Angkor Wat alanında detaylı bir bilgilendirme ne yazık ki yok. Bu yüzden Angkor Wat we Khmer İmparatorluğu hakkında daha detaylı bilgi almak istiyorsanız Angkor National Museum’a gidebilirsiniz. Hatta tarihi alana gitmeden önce müzeye giderseniz gezinizden daha fazla keyif alabilirsiniz.

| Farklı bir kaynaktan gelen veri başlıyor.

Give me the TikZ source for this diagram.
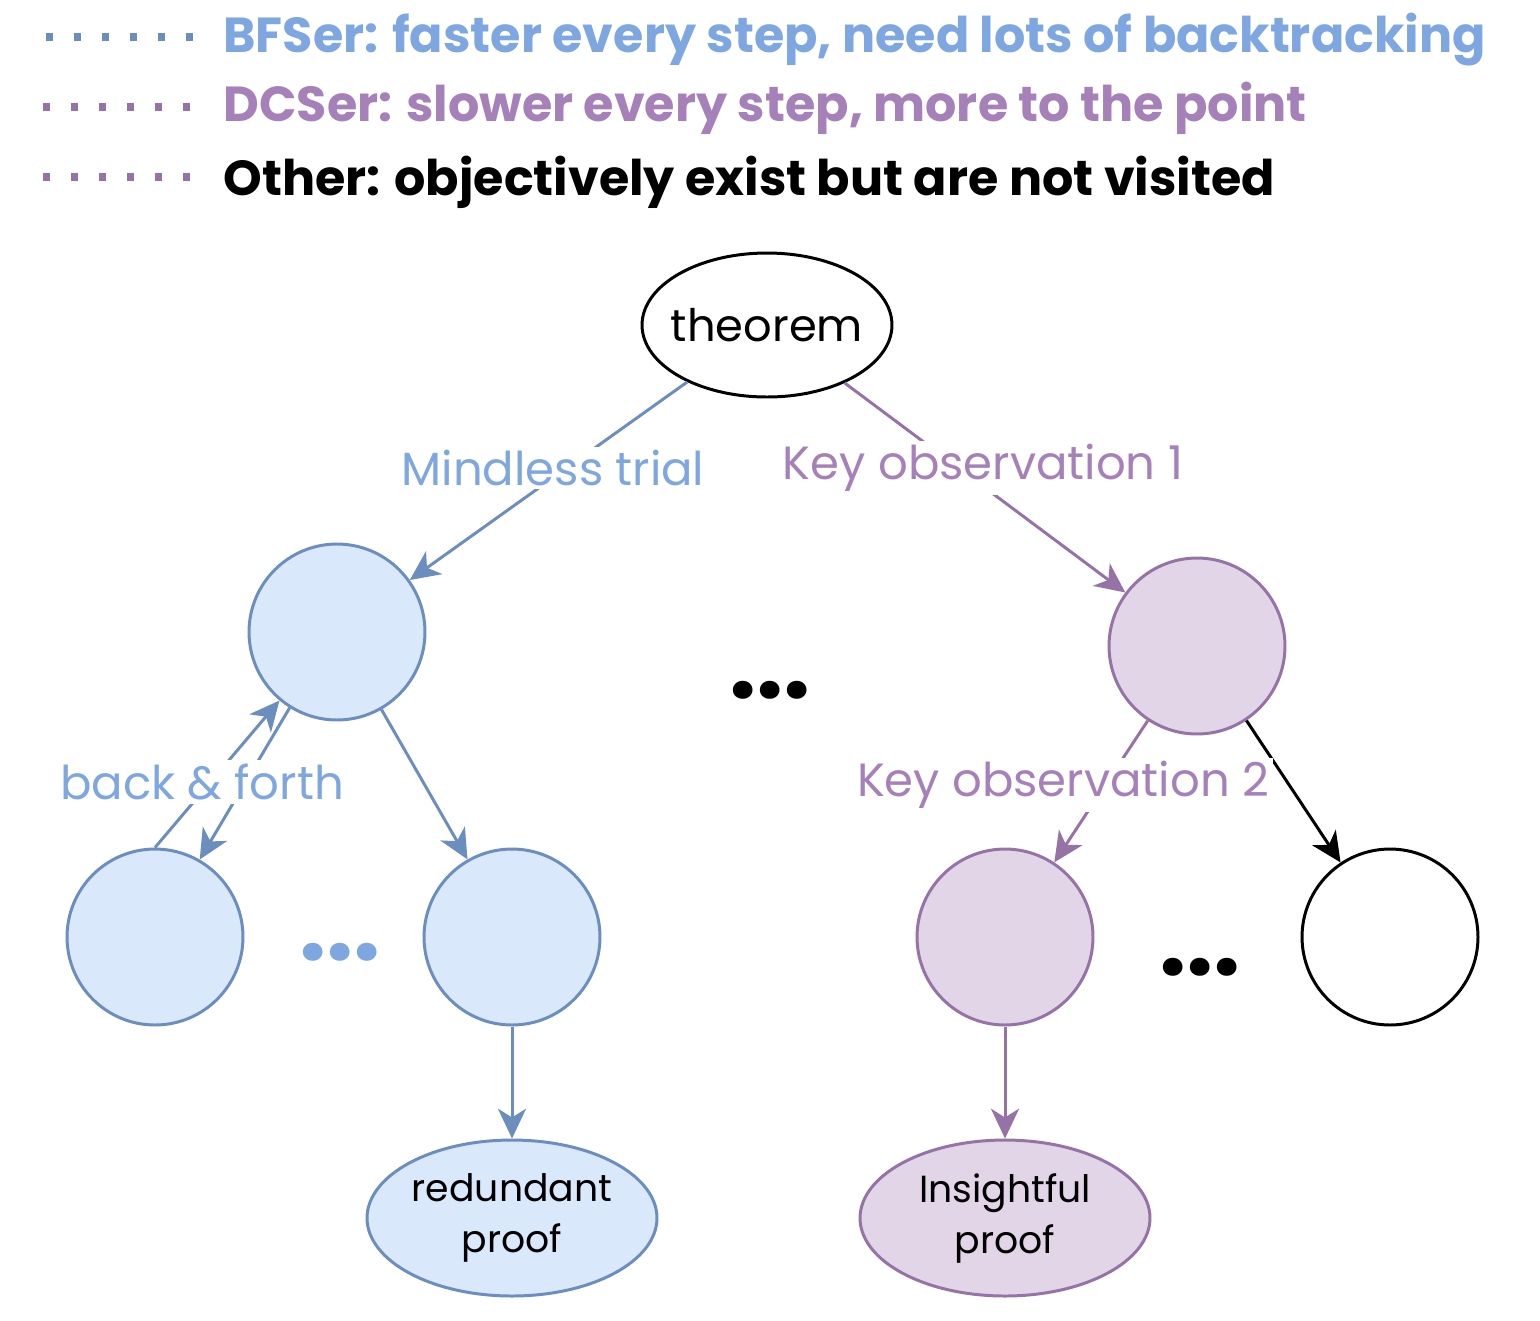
\documentclass[tikz,border=0pt]{standalone}
\usepackage{fontspec}
\setmainfont{Poppins}
\usetikzlibrary{arrows.meta,shapes.geometric}

\definecolor{bfsline}{HTML}{6C8EBF}
\definecolor{bfsfill}{HTML}{DAE8FC}
\definecolor{bfstext}{HTML}{7EA6E0}
\definecolor{dcsline}{HTML}{9673A6}
\definecolor{dcsfill}{HTML}{E1D5E7}
\definecolor{dcstext}{HTML}{A680B8}

\begin{document}
\begin{tikzpicture}[x=0.02cm, y=-0.02cm, line width=1.7pt,
    >={Stealth[length=17pt,width=16pt,inset=5pt]},
    state/.style={circle, draw, minimum size=3.52cm, inner sep=0pt},
    bfs/.style={draw=bfsline, fill=bfsfill},
    dcs/.style={draw=dcsline, fill=dcsfill},
    proof/.style={ellipse, draw, minimum width=5.8cm, minimum height=3.12cm,
        align=center, inner sep=0pt, font=\fontsize{21.5}{29}\selectfont},
    lbl/.style={fill=white, inner sep=2pt, font=\fontsize{26.5}{30}\selectfont},
    legend/.style={anchor=west, inner sep=0pt, font=\fontsize{28}{32}\selectfont\bfseries},
    dots/.style={inner sep=0pt, font=\fontsize{55}{55}\selectfont\bfseries},
    legdots/.style={line width=4pt, dash pattern=on 4pt off 11.9pt}]

    \useasboundingbox (0,0) rectangle (1540,1320);

    % Legenda
    \draw[legdots, bfsline] (46,37) -- (194,37);
    \draw[legdots, dcsline] (43,107) -- (191,107);
    \draw[legdots, dcsline] (43,177) -- (191,177);
    \node[legend, text=bfstext] (legbfs) at (222,40) {BFSer: faster every step, need lots of backtracking};
    \node[legend, text=dcstext] (legdcs) at (222,108) {DCSer: slower every step, more to the point};
    \node[legend] (legoth) at (222,182) {Other: objectively exist but are not visited};

    % Raiz
    \node[ellipse, draw, minimum width=5cm, minimum height=2.88cm, inner sep=0pt,
        font=\fontsize{25.5}{28}\selectfont] (thm) at (767,325) {\makebox[0pt]{theorem}};

    % Estados
    \node[state, bfs] (a) at (337,632) {};
    \node[state, dcs] (b) at (1197,646) {};
    \node[state, bfs] (c) at (155,937) {};
    \node[state, bfs] (d) at (512,937) {};
    \node[state, dcs] (e) at (1005,937) {};
    \node[state] (f) at (1390,937) {};

    % Provas
    \node[proof, bfs] (red) at (512,1218) {redundant\\proof};
    \node[proof, dcs] (ins) at (1005,1218) {Insightful\\proof};

    % Arestas
    \draw[->, bfsline] (thm) -- (a);
    \draw[->, dcsline] (thm) -- (b);
    \draw[->, bfsline] (c.90) -- (a.230);
    \draw[->, bfsline] (a.238) -- (c.60);
    \draw[->, bfsline] (a) -- (d);
    \draw[->, dcsline] (b) -- (e);
    \draw[->] (b) -- (f);
    \draw[->, bfsline] (d) -- (red);
    \draw[->, dcsline] (e) -- (ins);

    % Rotulos
    \node[lbl, text=bfstext] (lmind) at (553,468) {Mindless trial};
    \node[lbl, text=dcstext] (lkey1) at (983,468) {Key observation 1};
    \node[lbl, text=bfstext] (lback) at (202,782) {back \& forth};
    \node[lbl, text=dcstext] (lkey2) at (1063,785) {Key observation 2};

    % Reticencias
    \node[dots] (dmid) at (770,690) {...};
    \node[dots, text=bfstext] (dleft) at (340,952) {...};
    \node[dots] (dright) at (1200,967) {...};

\end{tikzpicture}
\end{document}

Siem Reap’ın biraz dışına çıkmak için vakit ayırabilirseniz önerim Tonle Sap Gölü’ne gitmeniz. Güneydoğu Asya’nın en büyük tatlı su gölü olan Tonle Sap’ta binlerce insan yaşıyor. Suların içine kurulmuş evlerde yaşayan halkın günlük hayatına tanık olmak, yüzen pazarlardan alışveriş yapmak size çok değişik bir tecrübe yaşatacak. Şehir merkezindeki nispeten Avrupai hayatlardan çok daha farklı bir Asya ile karşılaşacaksınız burada.
Siem Reap’ta bulunduğunuz sürede bir de yerel sebze meyve pazarlarını gezin. Turistik eşyaların satıldığı gece pazarlarından oldukça farklı bir ortamla karşılaşacaksınız.

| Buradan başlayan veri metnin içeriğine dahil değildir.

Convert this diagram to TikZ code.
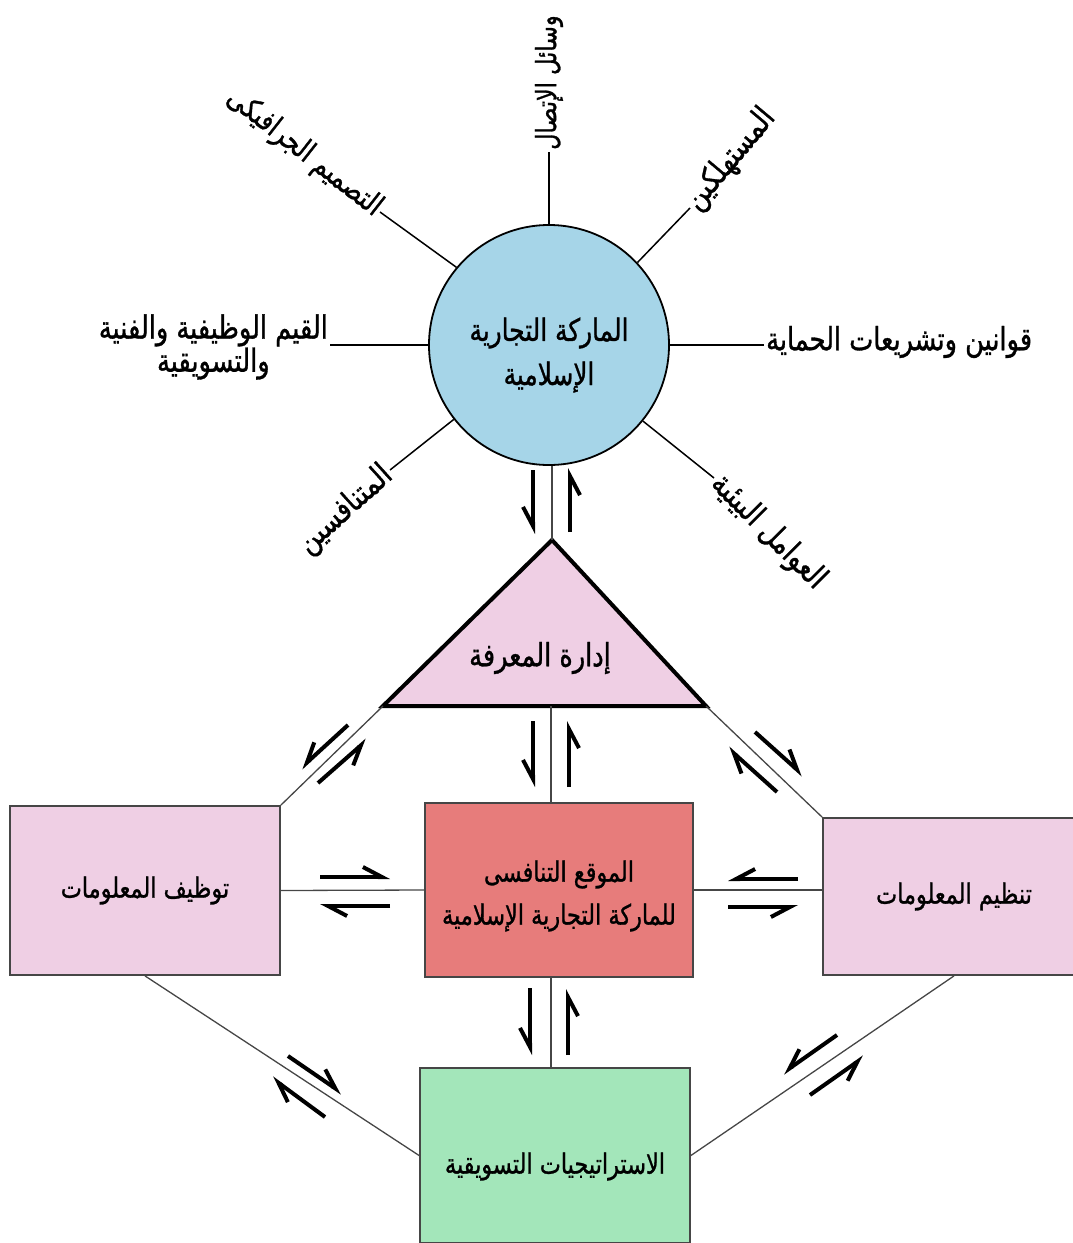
\documentclass[tikz,border=0pt]{standalone}
\usepackage{fontspec}
\usetikzlibrary{arrows.meta}
\newfontfamily\arabicfont[Script=Arabic,FakeStretch=0.8,FakeBold=1]{DejaVu Sans}
\TeXXeTstate=1

\definecolor{brandblue}{RGB}{166,213,232}
\definecolor{softpink}{RGB}{239,207,228}
\definecolor{posred}{RGB}{231,124,123}
\definecolor{stratgreen}{RGB}{163,230,186}
\definecolor{edgegray}{RGB}{70,70,70}

\tikzset{
  spoke/.style={line width=1.5pt},
  link/.style={draw=edgegray, line width=1.3pt},
  box/.style={draw=edgegray, line width=1.8pt, inner sep=0pt},
  word/.style={font=\arabicfont\fontsize{32}{30}\selectfont, inner sep=2pt},
  boxword/.style={font=\arabicfont\fontsize{28}{43}\selectfont, align=center},
  harpL/.style={line width=4pt, -{Straight Barb[harpoon, length=19pt, width=20pt]}},
  harpR/.style={line width=4pt, -{Straight Barb[harpoon, swap, length=19pt, width=20pt]}},
}

\begin{document}
\begin{tikzpicture}[x=1pt, y=-1pt]
    \useasboundingbox (0,0) rectangle (1073,1243);
    % the brand and what acts on it
    \node[circle, draw, line width=1.8pt, fill=brandblue, minimum size=240pt,
      label={[boxword, font=\arabicfont\fontsize{31}{44}\selectfont, yshift=-10pt]center:{\beginR الماركة التجارية\endR\\\beginR الإسلامية\endR}}] (brand) at (549,345) {};
    \node[word, rotate=90, anchor=west, font=\arabicfont\fontsize{28}{30}\selectfont] (media) at (549,152) {\beginR وسائل الإتصال\endR};
    \node[word, rotate=50, anchor=west] (buyers) at (690,208) {\beginR المستهلكين\endR};
    \node[word, anchor=west] (laws) at (764,342) {\beginR قوانين وتشريعات الحماية\endR};
    \node[word, rotate=-45, anchor=west] (envir) at (714,478) {\beginR العوامل البيئية\endR};
    \node[word, rotate=42, anchor=east] (rivals) at (390,470) {\beginR المتنافسين\endR};
    \node[word, anchor=east, align=center] (values) at (330,347) {\beginR القيم الوظيفية والفنية\endR\\\beginR والتسويقية\endR};
    \node[word, rotate=-38, anchor=east, font=\arabicfont\fontsize{30}{30}\selectfont] (design) at (380,212) {\beginR التصميم الجرافيكى\endR};
    \draw[spoke] (brand.north) -- (media.west);
    \draw[spoke] (brand.43) -- (buyers.west);
    \draw[spoke] (brand.east) -- (brand.east -| laws.west);
    \draw[spoke] (brand.-39) -- (envir.west);
    \draw[spoke] (brand.218) -- (rivals.east);
    \draw[spoke] (brand.west) -- (brand.west -| values.east);
    \draw[spoke] (brand.140) -- (design.east);

    % knowledge management triangle
    \coordinate (kmtop) at (552,540);
    \coordinate (kmleft) at (383,706);
    \coordinate (kmright) at (706,706);
    \coordinate (kmbase) at (551,706);
    \draw[line width=4pt, fill=softpink] (kmtop) -- (kmright) -- (kmleft) -- cycle;
    \node[boxword, font=\arabicfont\fontsize{32}{40}\selectfont] (km) at (540,658) {\beginR إدارة المعرفة\endR};

    % boxes
    \node[box, fill=softpink, minimum width=270pt, minimum height=169pt, boxword] (use) at (145,890.5) {\beginR توظيف المعلومات\endR};
    \node[box, fill=posred, minimum width=268pt, minimum height=174pt,
      label={[boxword, yshift=-6pt]center:{\beginR الموقع التنافسى\endR\\\beginR للماركة التجارية الإسلامية\endR}}] (pos) at (559,890) {};
    \node[box, fill=softpink, minimum width=262pt, minimum height=157pt, boxword] (org) at (954,896.5) {\beginR تنظيم المعلومات\endR};
    \node[box, fill=stratgreen, minimum width=270pt, minimum height=175pt,
      label={[boxword, yshift=-11pt]center:{\beginR الاستراتيجيات التسويقية\endR}}] (strat) at (555,1155.5) {};

    % links
    \draw[link] (kmtop |- brand.south) -- (kmtop);
    \draw[link] (kmbase) -- (kmbase |- pos.north);
    \draw[link] (kmbase |- pos.south) -- (kmbase |- strat.north);
    \draw[link] (use.east) -- (pos.west);
    \draw[link] (pos.east) -- (pos.east -| org.west);
    \draw[link] (kmleft) -- (use.north east);
    \draw[link] (kmright) -- (org.north west);
    \draw[link] (use.south) -- (strat.west);
    \draw[link] (org.south) -- (strat.east);

    % harpoons
    \draw[harpR] (533,470) -- (533,534);
    \draw[harpR] (570,532) -- (570,468);
    \draw[harpR] (533,721) -- (533,787);
    \draw[harpR] (569,787) -- (569,721);
    \draw[harpR] (530,988) -- (530,1055);
    \draw[harpR] (568,1055) -- (568,989);
    \draw[harpL] (320,877) -- (390,877);
    \draw[harpL] (390,906) -- (320,906);
    \draw[harpR] (798,879) -- (728,879);
    \draw[harpR] (728,907) -- (798,907);
    \draw[harpR] (348,725) -- (301,768);
    \draw[harpR] (318,783) -- (367,740);
    \draw[harpL] (755,732) -- (803,775);
    \draw[harpL] (777,792) -- (728,748);
    \draw[harpL] (288,1056) -- (342,1093);
    \draw[harpL] (325,1117) -- (272,1078);
    \draw[harpR] (837,1035) -- (783,1073);
    \draw[harpR] (810,1095) -- (864,1057);
\end{tikzpicture}
\end{document}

Siem Reap gece hayatı Pub Street denen yerde yaşanıyor. Onlarca barla dolu bu alan geceleri tıklım tıklım doluyor. Biranın 50 cent gibi fiyatlara satılması da kalabalığı buraya çekiyor tabi. En ünlü barlar ise Angkor What? ve Temple Club. Bir de sokakta ayaküstü kokteyl içebileceğiniz, önünde bir kaç tane tabure olan arabalar var. Onları da deneyebilirsiniz. Pub Street’ten sadece bir kaç sokak uzaklaşırsanız da en iyi kokteylleri Miss Wong’s adlı mekanda bulabilirsiniz. Özellikle yalnız gezen biri iseniz kalabalık bir ekiple bardan bara gidebileceğiniz “bar hopping” turlarından birine katılmak da son derece eğlenceli olacaktır.

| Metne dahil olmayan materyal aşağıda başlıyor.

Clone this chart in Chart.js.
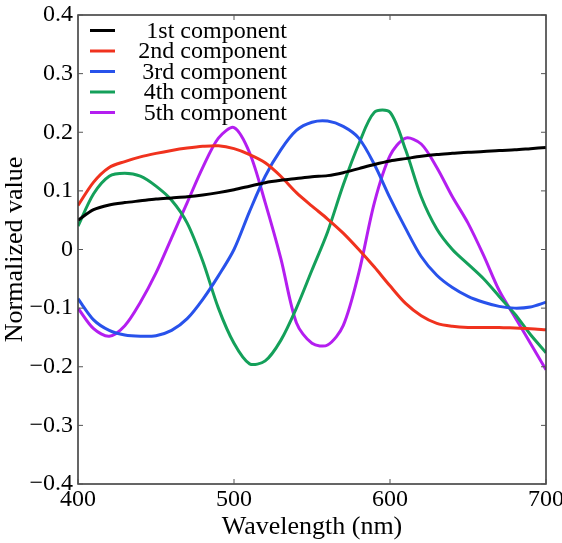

Asya genelinde Bali ve Tayland, masajları ile öne çıkmış olsa da Siem Reap’ta da ruhunuzu ve bedeninizi dinlendirebileceğiniz spalara gidip çok komik fiyatlara masaj yaptırabilirsiniz. Kamboçya genelinde hem kendi paraları Kamboçya Riel’i hem de Amerikan Doları kullanılıyor. Çoğu zaman Amerikan Doları verdiğinizde para üstünü Kamboçya Riel’i olarak alıyorsunuz. Bu yüzden Siem Reap gezinizi planlarken yanınıza ufak USD banknotları almanızı öneririm. Yiyecek-içecek fiyatları oldukça ucuz olduğu için bu ufak dolarlara ihtiyacınız olacak.